**WHAT IS EXPECTED**.
Nothing after the line with "0.0, 0.055, -0.004];" belongs in the copy; extract the lines below from the top through that line, pictures left out.

----

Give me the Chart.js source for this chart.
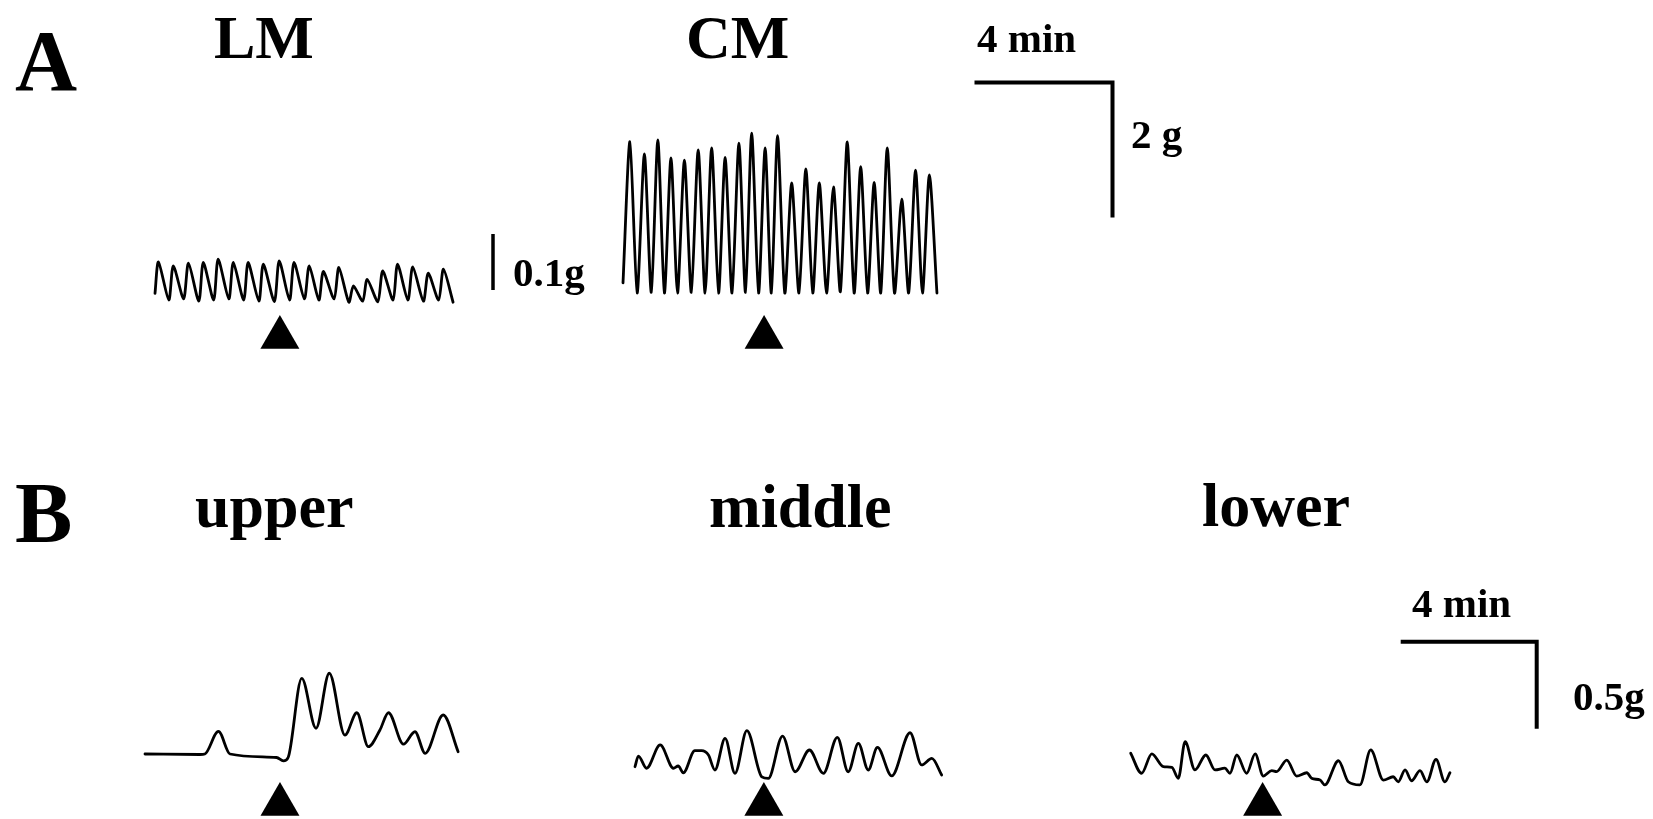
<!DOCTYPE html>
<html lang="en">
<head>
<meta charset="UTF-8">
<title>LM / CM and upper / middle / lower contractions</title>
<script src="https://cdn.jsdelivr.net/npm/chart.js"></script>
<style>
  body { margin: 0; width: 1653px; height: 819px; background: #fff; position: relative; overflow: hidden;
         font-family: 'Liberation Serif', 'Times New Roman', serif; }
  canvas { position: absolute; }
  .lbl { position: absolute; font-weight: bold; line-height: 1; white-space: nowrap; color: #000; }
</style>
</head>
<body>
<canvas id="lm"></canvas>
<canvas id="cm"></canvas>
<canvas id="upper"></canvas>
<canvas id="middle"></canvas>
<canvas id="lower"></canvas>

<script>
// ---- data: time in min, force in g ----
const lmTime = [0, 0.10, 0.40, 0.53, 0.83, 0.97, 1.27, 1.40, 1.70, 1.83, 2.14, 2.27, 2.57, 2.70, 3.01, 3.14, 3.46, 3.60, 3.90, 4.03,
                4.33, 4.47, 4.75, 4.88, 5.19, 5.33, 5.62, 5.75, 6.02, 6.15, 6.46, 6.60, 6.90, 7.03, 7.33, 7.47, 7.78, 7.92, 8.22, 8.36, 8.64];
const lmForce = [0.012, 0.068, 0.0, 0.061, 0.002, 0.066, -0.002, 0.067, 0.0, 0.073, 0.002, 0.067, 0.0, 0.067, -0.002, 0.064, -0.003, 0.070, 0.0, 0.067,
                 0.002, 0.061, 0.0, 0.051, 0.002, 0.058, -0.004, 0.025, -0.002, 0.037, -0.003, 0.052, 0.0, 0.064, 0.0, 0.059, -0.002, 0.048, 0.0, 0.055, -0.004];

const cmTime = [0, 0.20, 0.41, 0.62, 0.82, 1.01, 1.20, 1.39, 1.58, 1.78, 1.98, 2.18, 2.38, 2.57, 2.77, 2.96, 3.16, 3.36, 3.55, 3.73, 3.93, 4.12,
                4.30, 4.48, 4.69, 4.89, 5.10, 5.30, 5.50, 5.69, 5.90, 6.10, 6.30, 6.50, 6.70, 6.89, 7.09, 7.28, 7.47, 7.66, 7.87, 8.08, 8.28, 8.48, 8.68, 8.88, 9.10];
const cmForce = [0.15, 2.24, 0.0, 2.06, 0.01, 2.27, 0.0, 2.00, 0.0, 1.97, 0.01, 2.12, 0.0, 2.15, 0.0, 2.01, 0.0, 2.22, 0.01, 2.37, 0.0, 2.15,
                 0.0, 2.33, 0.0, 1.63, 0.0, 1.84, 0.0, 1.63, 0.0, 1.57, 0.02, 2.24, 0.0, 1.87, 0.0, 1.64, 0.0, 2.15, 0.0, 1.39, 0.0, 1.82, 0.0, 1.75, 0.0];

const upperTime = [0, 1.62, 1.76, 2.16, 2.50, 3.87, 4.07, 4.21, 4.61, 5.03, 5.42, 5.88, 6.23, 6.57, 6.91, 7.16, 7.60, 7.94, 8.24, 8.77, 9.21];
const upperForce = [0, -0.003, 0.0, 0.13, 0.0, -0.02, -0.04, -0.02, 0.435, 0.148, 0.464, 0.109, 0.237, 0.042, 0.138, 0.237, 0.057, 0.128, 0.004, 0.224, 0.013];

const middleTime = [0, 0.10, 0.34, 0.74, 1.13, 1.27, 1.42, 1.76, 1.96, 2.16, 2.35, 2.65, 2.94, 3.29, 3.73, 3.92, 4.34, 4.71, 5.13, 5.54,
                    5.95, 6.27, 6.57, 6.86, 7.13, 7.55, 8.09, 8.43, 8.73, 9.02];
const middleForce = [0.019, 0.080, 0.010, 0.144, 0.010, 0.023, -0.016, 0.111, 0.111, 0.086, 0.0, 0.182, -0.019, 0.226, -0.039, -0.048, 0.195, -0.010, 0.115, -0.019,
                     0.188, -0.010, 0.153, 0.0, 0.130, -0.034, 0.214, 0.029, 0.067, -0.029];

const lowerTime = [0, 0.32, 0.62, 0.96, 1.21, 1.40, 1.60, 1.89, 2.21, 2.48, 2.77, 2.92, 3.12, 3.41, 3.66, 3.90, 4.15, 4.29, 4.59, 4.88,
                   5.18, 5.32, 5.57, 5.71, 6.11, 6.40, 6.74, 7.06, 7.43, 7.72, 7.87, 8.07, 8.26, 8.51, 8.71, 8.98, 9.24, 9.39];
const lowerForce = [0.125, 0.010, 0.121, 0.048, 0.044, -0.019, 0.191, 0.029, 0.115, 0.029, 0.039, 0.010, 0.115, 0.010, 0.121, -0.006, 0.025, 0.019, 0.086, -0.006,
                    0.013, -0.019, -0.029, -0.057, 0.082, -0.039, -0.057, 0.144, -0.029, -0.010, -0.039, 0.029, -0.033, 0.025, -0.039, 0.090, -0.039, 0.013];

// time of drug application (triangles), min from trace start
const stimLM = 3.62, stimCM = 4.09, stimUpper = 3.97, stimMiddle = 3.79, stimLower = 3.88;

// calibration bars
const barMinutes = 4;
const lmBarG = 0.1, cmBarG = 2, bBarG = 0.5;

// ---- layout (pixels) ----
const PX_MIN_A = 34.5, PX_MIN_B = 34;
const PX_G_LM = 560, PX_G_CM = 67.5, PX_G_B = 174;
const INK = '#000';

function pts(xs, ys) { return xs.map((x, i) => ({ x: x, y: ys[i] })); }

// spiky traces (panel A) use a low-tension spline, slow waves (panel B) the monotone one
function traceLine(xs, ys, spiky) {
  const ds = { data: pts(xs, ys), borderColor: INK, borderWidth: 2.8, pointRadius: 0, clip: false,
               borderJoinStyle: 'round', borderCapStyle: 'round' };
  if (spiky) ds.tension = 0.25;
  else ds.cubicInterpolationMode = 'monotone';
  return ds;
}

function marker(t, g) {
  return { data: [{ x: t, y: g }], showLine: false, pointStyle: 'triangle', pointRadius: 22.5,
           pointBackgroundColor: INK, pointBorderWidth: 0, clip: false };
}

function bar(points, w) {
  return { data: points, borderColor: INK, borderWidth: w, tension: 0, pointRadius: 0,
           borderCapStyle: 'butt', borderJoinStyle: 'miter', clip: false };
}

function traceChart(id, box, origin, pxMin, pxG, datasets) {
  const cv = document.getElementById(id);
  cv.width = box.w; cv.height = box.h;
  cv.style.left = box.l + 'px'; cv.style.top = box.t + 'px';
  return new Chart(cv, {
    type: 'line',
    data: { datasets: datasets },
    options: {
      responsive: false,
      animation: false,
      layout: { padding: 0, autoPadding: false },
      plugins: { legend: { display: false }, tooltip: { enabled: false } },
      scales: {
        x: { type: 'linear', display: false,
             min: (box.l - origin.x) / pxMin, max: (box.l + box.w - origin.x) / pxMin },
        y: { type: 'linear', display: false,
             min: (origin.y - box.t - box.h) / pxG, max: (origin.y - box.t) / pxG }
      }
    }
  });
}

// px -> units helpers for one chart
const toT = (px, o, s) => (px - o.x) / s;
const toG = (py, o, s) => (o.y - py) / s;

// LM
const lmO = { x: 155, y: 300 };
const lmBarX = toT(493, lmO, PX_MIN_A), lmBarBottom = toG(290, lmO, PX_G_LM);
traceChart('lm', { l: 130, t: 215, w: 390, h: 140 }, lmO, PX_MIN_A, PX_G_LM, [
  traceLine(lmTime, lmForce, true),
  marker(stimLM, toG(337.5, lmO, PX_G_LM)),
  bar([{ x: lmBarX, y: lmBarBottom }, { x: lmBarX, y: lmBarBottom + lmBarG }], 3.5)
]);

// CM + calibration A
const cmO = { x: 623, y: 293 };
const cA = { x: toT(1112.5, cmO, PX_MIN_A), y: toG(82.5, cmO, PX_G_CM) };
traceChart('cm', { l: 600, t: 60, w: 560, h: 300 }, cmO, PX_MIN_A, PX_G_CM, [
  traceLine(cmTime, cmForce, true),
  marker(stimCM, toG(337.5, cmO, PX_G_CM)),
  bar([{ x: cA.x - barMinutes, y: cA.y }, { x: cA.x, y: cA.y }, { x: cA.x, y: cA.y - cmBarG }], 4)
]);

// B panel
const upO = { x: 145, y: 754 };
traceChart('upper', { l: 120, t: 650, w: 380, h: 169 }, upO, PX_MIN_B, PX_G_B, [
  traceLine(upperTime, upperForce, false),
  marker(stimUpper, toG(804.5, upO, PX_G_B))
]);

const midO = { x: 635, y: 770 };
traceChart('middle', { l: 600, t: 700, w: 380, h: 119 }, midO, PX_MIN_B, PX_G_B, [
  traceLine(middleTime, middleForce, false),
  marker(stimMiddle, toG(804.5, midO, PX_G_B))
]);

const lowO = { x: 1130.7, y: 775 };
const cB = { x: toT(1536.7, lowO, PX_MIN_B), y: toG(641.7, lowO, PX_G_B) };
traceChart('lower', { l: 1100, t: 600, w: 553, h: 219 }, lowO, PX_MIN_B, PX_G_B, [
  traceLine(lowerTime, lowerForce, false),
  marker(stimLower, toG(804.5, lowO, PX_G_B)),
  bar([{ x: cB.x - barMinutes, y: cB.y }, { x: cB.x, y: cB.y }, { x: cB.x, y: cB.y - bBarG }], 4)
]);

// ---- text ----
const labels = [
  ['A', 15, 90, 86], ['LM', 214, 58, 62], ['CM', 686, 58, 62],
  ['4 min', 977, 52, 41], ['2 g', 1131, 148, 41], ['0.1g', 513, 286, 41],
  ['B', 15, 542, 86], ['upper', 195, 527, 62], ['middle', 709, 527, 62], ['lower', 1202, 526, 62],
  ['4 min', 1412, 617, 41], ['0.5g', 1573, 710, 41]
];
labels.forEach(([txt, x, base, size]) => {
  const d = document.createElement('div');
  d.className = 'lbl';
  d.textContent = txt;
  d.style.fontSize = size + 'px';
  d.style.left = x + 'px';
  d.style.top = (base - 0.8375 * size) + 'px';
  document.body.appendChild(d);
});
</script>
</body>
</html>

----

**SOLUTION TO THIS TASK**.
Give me the Chart.js source for this chart.
<!DOCTYPE html>
<html lang="en">
<head>
<meta charset="UTF-8">
<title>LM / CM and upper / middle / lower contractions</title>
<script src="https://cdn.jsdelivr.net/npm/chart.js"></script>
<style>
  body { margin: 0; width: 1653px; height: 819px; background: #fff; position: relative; overflow: hidden;
         font-family: 'Liberation Serif', 'Times New Roman', serif; }
  canvas { position: absolute; }
  .lbl { position: absolute; font-weight: bold; line-height: 1; white-space: nowrap; color: #000; }
</style>
</head>
<body>
<canvas id="lm"></canvas>
<canvas id="cm"></canvas>
<canvas id="upper"></canvas>
<canvas id="middle"></canvas>
<canvas id="lower"></canvas>

<script>
// ---- data: time in min, force in g ----
const lmTime = [0, 0.10, 0.40, 0.53, 0.83, 0.97, 1.27, 1.40, 1.70, 1.83, 2.14, 2.27, 2.57, 2.70, 3.01, 3.14, 3.46, 3.60, 3.90, 4.03,
                4.33, 4.47, 4.75, 4.88, 5.19, 5.33, 5.62, 5.75, 6.02, 6.15, 6.46, 6.60, 6.90, 7.03, 7.33, 7.47, 7.78, 7.92, 8.22, 8.36, 8.64];
const lmForce = [0.012, 0.068, 0.0, 0.061, 0.002, 0.066, -0.002, 0.067, 0.0, 0.073, 0.002, 0.067, 0.0, 0.067, -0.002, 0.064, -0.003, 0.070, 0.0, 0.067,
                 0.002, 0.061, 0.0, 0.051, 0.002, 0.058, -0.004, 0.025, -0.002, 0.037, -0.003, 0.052, 0.0, 0.064, 0.0, 0.059, -0.002, 0.048, 0.0, 0.055, -0.004];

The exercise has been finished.